Помоги, тихонько согласилась она.
Дамский гардероб не чета мужскому по числу завязок, пуговичек, застежек и тому подобного. Но юноша старался. Нелепая одурь слетела с него, прожгло знакомым нетерпением, и когда одежды стали опадать, обнажив руки, плечи смуглые, очаровательно очерченные и оглаженные неизъяснимой женской прелестью нетерпение зло и едко ударило по нервам, в самый корень.
Когда же он увидел женщину, обнаженную всю, то чуть не задохнулся от обрыва чувств тугое налитое тело отшибло разум так же, как во сне, но там, во сне, не было бешено багряного заката за окном, не было провинциально-волшебного запаха парфюмерной лавки а главное не было прикосновений. Гимназист приложил вздрагивающую ладонь к Стешиной груди, ощутил теплую живую упругость и понял: да! Это он, берег. Эльдорадо.
Глава 4
Тьма февраля
Все это излилось из бухгалтера торопливо, горячо, с заиканиями, подергиваниями головы, с беготней, скрипом половиц и жадным питьем из графина: доносчик не совладал с собой и прошлым, видно, стоило лишь притронуться к нему, как оно бредово ожило, заполнив пространство души призраками и все это обрушилось на головы гостей.

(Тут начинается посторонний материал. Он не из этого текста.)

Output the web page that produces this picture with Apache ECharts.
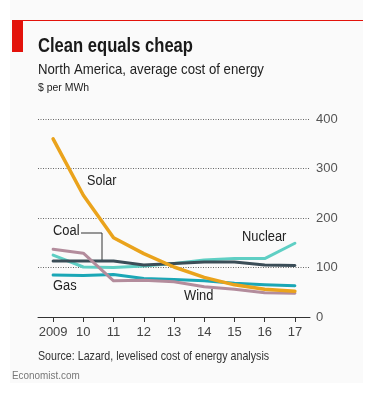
<!DOCTYPE html>
<html><head><meta charset="utf-8">
<script src="https://cdn.jsdelivr.net/npm/echarts@6/dist/echarts.min.js"></script>
<style>html,body{margin:0;padding:0;background:#fff}#c{width:378px;height:405px}</style>
</head><body><div id="c"></div>
<script>
const years = ['2009','10','11','12','13','14','15','16','17'];
const yTicks = [0,100,200,300,400];
const solar   = [360, 246, 160, 128, 101, 80, 65, 56, 52];
const coal    = [113, 113, 113, 105, 108, 111, 111, 105, 104];
const nuclear = [125, 101, 100, 103, 108, 115, 118, 118, 149];
const gas     = [85, 84, 86, 78, 76, 73, 68, 65, 63];
const wind    = [137, 129, 73, 74, 71, 61, 56, 49, 48];

const FONT = '"Liberation Sans",Arial,sans-serif';
const chart = echarts.init(document.getElementById('c'));
function line(name, data, color, w, z){
  return {name, type:'line', data, symbol:'none', z,
    lineStyle:{color, width:w, cap:'round', join:'round'}, itemStyle:{color}};
}
function txt(x, y, text, size, color, sx, bold){
  return {type:'text', x, y, scaleX:sx, scaleY:1,
    style:{text, font:(bold?'bold ':'')+size+'px '+FONT, fill:color, align:'left', verticalAlign:'top'}};
}
chart.setOption({
  backgroundColor:'#ffffff',
  animation:false,
  textStyle:{fontFamily:FONT},
  grid:{left:38, right:68, top:119, bottom:88},
  xAxis:{type:'category', data:years, boundaryGap:true,
    axisLine:{lineStyle:{color:'#333', width:1}},
    axisTick:{show:true, alignWithLabel:true, length:5, lineStyle:{color:'#333'}},
    axisLabel:{color:'#444', fontSize:13, margin:9, interval:0, fontFamily:FONT}},
  yAxis:{type:'value', position:'right', min:0, max:400, interval:100,
    axisLine:{show:false}, axisTick:{show:false},
    axisLabel:{color:'#555', fontSize:13, margin:6, fontFamily:FONT},
    splitLine:{show:true, lineStyle:{color:'#666', type:[1,1.5], width:1}}},
  series:[
    line('Nuclear', nuclear, '#5fcfc4', 3, 2),
    line('Coal', coal, '#3b4d57', 3, 3),
    line('Gas', gas, '#1aa7b6', 3, 4),
    line('Wind', wind, '#b38c9c', 3, 5),
    line('Solar', solar, '#eaa31c', 3.5, 6)
  ],
  graphic:[
    {type:'rect', z:-10, shape:{x:10,y:0,width:353,height:383}, style:{fill:'#fafafa'}},
    {type:'rect', shape:{x:12,y:20,width:351,height:1}, style:{fill:'#e3120b'}},
    {type:'rect', shape:{x:12,y:20,width:11,height:32}, style:{fill:'#e3120b'}},
    txt(38, 36, 'Clean equals cheap', 20, '#1a1a1a', 0.83, true),
    txt(38, 62, 'North America, average cost of energy', 15, '#222', 0.88),
    txt(38, 82, '$ per MWh', 11, '#222', 0.95),
    txt(87, 174, 'Solar', 14, '#222', 0.9),
    txt(53, 224, 'Coal', 14, '#222', 0.92),
    {type:'polyline', shape:{points:[[81,233],[102,233],[102,262]]}, style:{stroke:'#333', lineWidth:1, fill:null}},
    txt(242, 230, 'Nuclear', 14, '#222', 0.92),
    txt(53, 279, 'Gas', 14, '#222', 0.92),
    txt(184, 289, 'Wind', 14, '#222', 0.92),
    txt(38, 350, 'Source: Lazard, levelised cost of energy analysis', 13, '#333', 0.82),
    txt(12, 370, 'Economist.com', 11, '#777', 0.9)
  ]
});
</script></body></html>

Те слушали бесстрастно. У сержанта мелькнул позыв иронически ухмыльнуться, но скосившись на капитана, он обнаружил, что шеф сидит твердокаменно, ни единым лицевым мускулом не шевельнув. Ну и подчиненный не стал лезть вперед начальства.

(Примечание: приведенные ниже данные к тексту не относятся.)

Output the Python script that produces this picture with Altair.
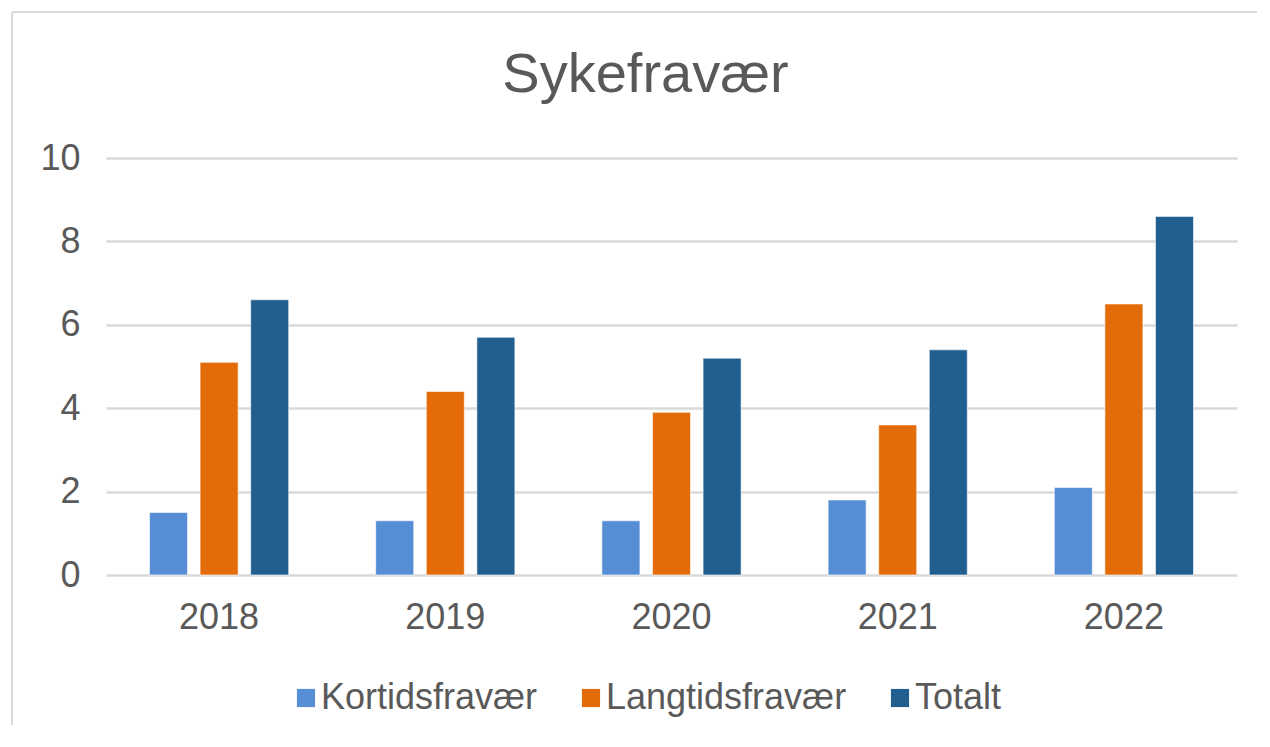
import altair as alt
import pandas as pd

years = ["2018", "2019", "2020", "2021", "2022"]
series = ["Kortidsfravær", "Langtidsfravær", "Totalt"]
kortid = [1.5, 1.3, 1.3, 1.8, 2.1]
langtid = [5.1, 4.4, 3.9, 3.6, 6.5]
totalt = [6.6, 5.7, 5.2, 5.4, 8.6]
colors = ["#558ED5", "#E36C09", "#215F91"]

rows = []
for i, y in enumerate(years):
    for s, vals in zip(series, [kortid, langtid, totalt]):
        rows.append({"År": y, "Serie": s, "Verdi": vals[i]})
df = pd.DataFrame(rows)

FONT = "Liberation Sans"
TXT = "#595959"
GRID = "#D9D9D9"

bars = alt.Chart(df).mark_bar(stroke="white", strokeWidth=0.6).encode(
    x=alt.X("År:N", sort=years, title=None,
            scale=alt.Scale(paddingInner=0, paddingOuter=0),
            axis=alt.Axis(labelAngle=0, ticks=False, domain=False, labelFontSize=36,
                          labelColor=TXT, labelFont=FONT, labelPadding=25, grid=False)),
    xOffset=alt.XOffset("Serie:N", sort=series,
                        scale=alt.Scale(paddingInner=0.248, paddingOuter=0.86)),
    y=alt.Y("Verdi:Q", title=None,
            scale=alt.Scale(domain=[0, 10]),
            axis=alt.Axis(values=[0, 2, 4, 6, 8, 10], ticks=False, domain=False,
                          labelFontSize=36, labelColor=TXT, labelFont=FONT,
                          labelPadding=26, gridColor=GRID, gridWidth=2.5)),
    color=alt.Color("Serie:N", sort=series,
                    scale=alt.Scale(domain=series, range=colors),
                    legend=alt.Legend(title=None, orient="none", direction="horizontal",
                                      legendX=182, legendY=522,
                                      symbolType="square", symbolSize=330,
                                      symbolStrokeWidth=0, labelFontSize=36,
                                      labelColor=TXT, labelFont=FONT, labelLimit=0,
                                      labelOffset={"expr": "-3"}, columnPadding=35)),
)

border = alt.Chart(pd.DataFrame({"k": [0]})).mark_rule(color="#D9D9D9", strokeWidth=2).encode(
    x=alt.value(-94), x2=alt.value(1164), y=alt.value(-146)
)
border_left = alt.Chart(pd.DataFrame({"k": [0]})).mark_rule(color="#D9D9D9", strokeWidth=2).encode(
    x=alt.value(-94), y=alt.value(-146), y2=alt.value(600)
)

chart = alt.layer(bars, border, border_left).properties(
    width=1131, height=417,
    background="white",
    title=alt.TitleParams("Sykefravær", fontSize=56, font=FONT, color=TXT,
                          fontWeight="normal", anchor="middle", dx=-26, offset=-93),
    autosize=alt.AutoSizeParams(type="none"),
    padding={"left": 98, "top": 150, "right": 20, "bottom": 150},
).configure_view(stroke="transparent", strokeWidth=0)

chart.save("out.html", embed_options={"renderer": "svg", "actions": False})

Бухгалтер перекошено сел, налил еще полстакана, сглотнул залпом, вытер ладонью запавший беззубый рот. На грани лба и грязноватой седой челки выступили мелкие капельки пота. Глаза блуждали должно быть, видя сразу и двух суровых визитеров из плоти и крови и призраков из памяти.
Абакумов вроде не усмехнулся, но нечто в голосе неуловимо сдвинулось:
И что, вы вот об этом и трепались?
Возбуждение постепенно сходило с лица рассказчика. Обманчиво помолодев, разрумянившись, оно вновь тускнело, морщинилось, обвисало
Нет, спокойно ответил он, как бы не замечая обидного «трепались». Нет, разумеется. Это я так входил в доверие, подход искал. И нашел! Сработало.
Что правда, то правда. Исповедь купеческого сына, при всей ее внезапной душевной силе, была лишь побочным эффектом агентурной работы. Сантименты вовсе не мешали, напротив, страстной искренностью бухгалтер задел санитара, в том тоже всколыхнулось прошлое, побежали перед внутренним взором всякие картинки разной степени скромности вплоть до самых нескромных Словом, старики потянулись друг к другу, открылись, и помня о служебном долге, агент начал как бы невзначай заговаривать о своих впечатлениях от больницы, врачей и пациентов а санитар подхватывал охотно, тема благодатная, редко где можно встретить столько необычного на душу населения, сколько в психлечебнице.